__Exercise directions__:
Print word for word the first line of the listing below and every line after it, through the line with "const page = document.getElementById('page');". Leave out the pictures and the rest.

__Collected data__:
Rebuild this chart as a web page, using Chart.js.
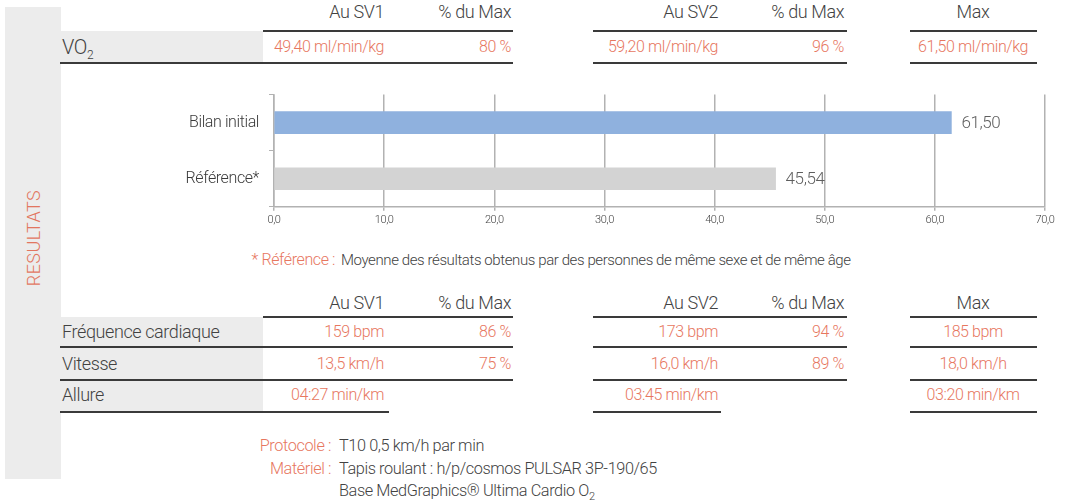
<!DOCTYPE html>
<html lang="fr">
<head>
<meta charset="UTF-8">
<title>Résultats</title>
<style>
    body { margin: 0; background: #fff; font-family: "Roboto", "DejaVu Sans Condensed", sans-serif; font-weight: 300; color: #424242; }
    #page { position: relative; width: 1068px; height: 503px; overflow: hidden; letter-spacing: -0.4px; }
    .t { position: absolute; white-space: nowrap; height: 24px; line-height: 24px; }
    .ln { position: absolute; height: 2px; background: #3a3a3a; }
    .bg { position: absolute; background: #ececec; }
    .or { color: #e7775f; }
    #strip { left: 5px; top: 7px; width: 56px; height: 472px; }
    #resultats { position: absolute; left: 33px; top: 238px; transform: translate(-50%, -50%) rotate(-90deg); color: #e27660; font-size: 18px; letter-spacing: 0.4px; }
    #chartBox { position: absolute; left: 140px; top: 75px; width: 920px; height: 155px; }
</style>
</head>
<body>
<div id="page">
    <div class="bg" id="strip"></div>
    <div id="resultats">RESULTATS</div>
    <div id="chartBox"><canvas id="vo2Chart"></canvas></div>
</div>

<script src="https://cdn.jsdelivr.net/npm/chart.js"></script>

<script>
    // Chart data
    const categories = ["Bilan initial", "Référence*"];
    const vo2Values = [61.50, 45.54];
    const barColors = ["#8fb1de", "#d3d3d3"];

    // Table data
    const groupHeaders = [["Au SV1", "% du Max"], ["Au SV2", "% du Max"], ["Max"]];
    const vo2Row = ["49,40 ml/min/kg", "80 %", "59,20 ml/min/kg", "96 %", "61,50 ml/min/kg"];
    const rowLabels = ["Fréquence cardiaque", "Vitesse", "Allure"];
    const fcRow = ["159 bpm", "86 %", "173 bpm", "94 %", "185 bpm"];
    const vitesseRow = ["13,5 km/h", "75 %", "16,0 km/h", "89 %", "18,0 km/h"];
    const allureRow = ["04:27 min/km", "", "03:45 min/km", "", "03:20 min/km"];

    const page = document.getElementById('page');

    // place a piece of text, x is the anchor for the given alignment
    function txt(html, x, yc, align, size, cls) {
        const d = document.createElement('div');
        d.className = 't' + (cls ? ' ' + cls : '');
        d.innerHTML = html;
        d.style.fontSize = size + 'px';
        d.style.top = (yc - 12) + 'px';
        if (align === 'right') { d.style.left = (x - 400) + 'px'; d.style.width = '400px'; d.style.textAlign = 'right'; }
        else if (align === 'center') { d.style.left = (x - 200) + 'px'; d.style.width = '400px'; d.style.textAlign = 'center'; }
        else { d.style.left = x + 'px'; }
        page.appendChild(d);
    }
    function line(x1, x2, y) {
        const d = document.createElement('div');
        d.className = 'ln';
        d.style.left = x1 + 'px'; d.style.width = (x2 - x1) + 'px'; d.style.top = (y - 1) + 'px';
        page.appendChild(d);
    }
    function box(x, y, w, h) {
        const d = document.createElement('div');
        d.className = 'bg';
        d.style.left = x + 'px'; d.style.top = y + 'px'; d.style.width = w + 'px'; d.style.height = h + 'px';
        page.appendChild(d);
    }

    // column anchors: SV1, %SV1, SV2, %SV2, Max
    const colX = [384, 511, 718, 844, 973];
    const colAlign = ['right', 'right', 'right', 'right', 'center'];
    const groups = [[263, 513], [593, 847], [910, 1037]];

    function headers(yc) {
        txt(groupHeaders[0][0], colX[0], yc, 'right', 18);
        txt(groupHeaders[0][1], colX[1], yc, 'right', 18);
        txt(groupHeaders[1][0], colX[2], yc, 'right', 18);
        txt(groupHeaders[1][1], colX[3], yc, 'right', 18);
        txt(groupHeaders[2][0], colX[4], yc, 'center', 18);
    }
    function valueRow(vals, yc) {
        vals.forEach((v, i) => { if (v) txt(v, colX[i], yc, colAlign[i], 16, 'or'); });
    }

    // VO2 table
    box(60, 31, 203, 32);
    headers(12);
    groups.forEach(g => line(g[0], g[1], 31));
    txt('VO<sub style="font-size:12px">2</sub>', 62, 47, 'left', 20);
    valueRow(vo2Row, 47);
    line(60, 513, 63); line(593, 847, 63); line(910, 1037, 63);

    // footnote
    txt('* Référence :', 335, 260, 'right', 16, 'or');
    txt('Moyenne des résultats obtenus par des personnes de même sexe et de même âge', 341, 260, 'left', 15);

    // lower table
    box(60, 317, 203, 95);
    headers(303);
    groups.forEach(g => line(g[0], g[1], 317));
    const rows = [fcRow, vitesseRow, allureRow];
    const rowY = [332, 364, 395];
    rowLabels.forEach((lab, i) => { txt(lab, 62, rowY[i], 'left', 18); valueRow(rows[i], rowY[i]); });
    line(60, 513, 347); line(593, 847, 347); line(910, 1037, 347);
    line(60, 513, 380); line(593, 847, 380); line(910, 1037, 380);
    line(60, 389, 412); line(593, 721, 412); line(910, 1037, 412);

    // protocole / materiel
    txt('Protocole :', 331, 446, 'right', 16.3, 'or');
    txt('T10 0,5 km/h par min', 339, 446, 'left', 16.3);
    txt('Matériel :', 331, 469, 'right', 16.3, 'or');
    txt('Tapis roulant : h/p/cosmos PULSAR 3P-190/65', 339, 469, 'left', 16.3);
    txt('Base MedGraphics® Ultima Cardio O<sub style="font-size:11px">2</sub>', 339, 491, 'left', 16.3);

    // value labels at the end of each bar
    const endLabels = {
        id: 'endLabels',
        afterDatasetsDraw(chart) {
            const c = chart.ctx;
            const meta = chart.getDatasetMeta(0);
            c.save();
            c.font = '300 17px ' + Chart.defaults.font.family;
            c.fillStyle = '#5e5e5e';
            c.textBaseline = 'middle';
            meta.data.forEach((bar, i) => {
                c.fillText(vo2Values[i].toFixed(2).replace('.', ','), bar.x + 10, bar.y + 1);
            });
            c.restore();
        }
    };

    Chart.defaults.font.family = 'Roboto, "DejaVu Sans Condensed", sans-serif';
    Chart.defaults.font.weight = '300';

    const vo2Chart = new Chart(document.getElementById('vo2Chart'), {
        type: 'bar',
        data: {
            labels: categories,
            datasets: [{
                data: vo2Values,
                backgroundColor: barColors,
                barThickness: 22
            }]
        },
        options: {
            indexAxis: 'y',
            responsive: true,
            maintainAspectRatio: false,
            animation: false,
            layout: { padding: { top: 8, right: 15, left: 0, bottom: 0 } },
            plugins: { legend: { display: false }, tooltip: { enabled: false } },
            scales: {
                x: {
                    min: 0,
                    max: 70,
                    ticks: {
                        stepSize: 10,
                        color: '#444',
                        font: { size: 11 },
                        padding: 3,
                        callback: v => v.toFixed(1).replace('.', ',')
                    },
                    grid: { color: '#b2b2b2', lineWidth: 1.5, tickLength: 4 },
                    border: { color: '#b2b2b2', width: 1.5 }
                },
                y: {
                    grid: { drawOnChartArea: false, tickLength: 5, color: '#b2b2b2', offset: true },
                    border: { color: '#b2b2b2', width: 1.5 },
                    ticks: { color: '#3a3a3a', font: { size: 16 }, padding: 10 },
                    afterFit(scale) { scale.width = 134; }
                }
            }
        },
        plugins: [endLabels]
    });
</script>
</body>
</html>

__Written response__:
Rebuild this chart as a web page, using Chart.js.
<!DOCTYPE html>
<html lang="fr">
<head>
<meta charset="UTF-8">
<title>Résultats</title>
<style>
    body { margin: 0; background: #fff; font-family: "Roboto", "DejaVu Sans Condensed", sans-serif; font-weight: 300; color: #424242; }
    #page { position: relative; width: 1068px; height: 503px; overflow: hidden; letter-spacing: -0.4px; }
    .t { position: absolute; white-space: nowrap; height: 24px; line-height: 24px; }
    .ln { position: absolute; height: 2px; background: #3a3a3a; }
    .bg { position: absolute; background: #ececec; }
    .or { color: #e7775f; }
    #strip { left: 5px; top: 7px; width: 56px; height: 472px; }
    #resultats { position: absolute; left: 33px; top: 238px; transform: translate(-50%, -50%) rotate(-90deg); color: #e27660; font-size: 18px; letter-spacing: 0.4px; }
    #chartBox { position: absolute; left: 140px; top: 75px; width: 920px; height: 155px; }
</style>
</head>
<body>
<div id="page">
    <div class="bg" id="strip"></div>
    <div id="resultats">RESULTATS</div>
    <div id="chartBox"><canvas id="vo2Chart"></canvas></div>
</div>

<script src="https://cdn.jsdelivr.net/npm/chart.js"></script>

<script>
    // Chart data
    const categories = ["Bilan initial", "Référence*"];
    const vo2Values = [61.50, 45.54];
    const barColors = ["#8fb1de", "#d3d3d3"];

    // Table data
    const groupHeaders = [["Au SV1", "% du Max"], ["Au SV2", "% du Max"], ["Max"]];
    const vo2Row = ["49,40 ml/min/kg", "80 %", "59,20 ml/min/kg", "96 %", "61,50 ml/min/kg"];
    const rowLabels = ["Fréquence cardiaque", "Vitesse", "Allure"];
    const fcRow = ["159 bpm", "86 %", "173 bpm", "94 %", "185 bpm"];
    const vitesseRow = ["13,5 km/h", "75 %", "16,0 km/h", "89 %", "18,0 km/h"];
    const allureRow = ["04:27 min/km", "", "03:45 min/km", "", "03:20 min/km"];

    const page = document.getElementById('page');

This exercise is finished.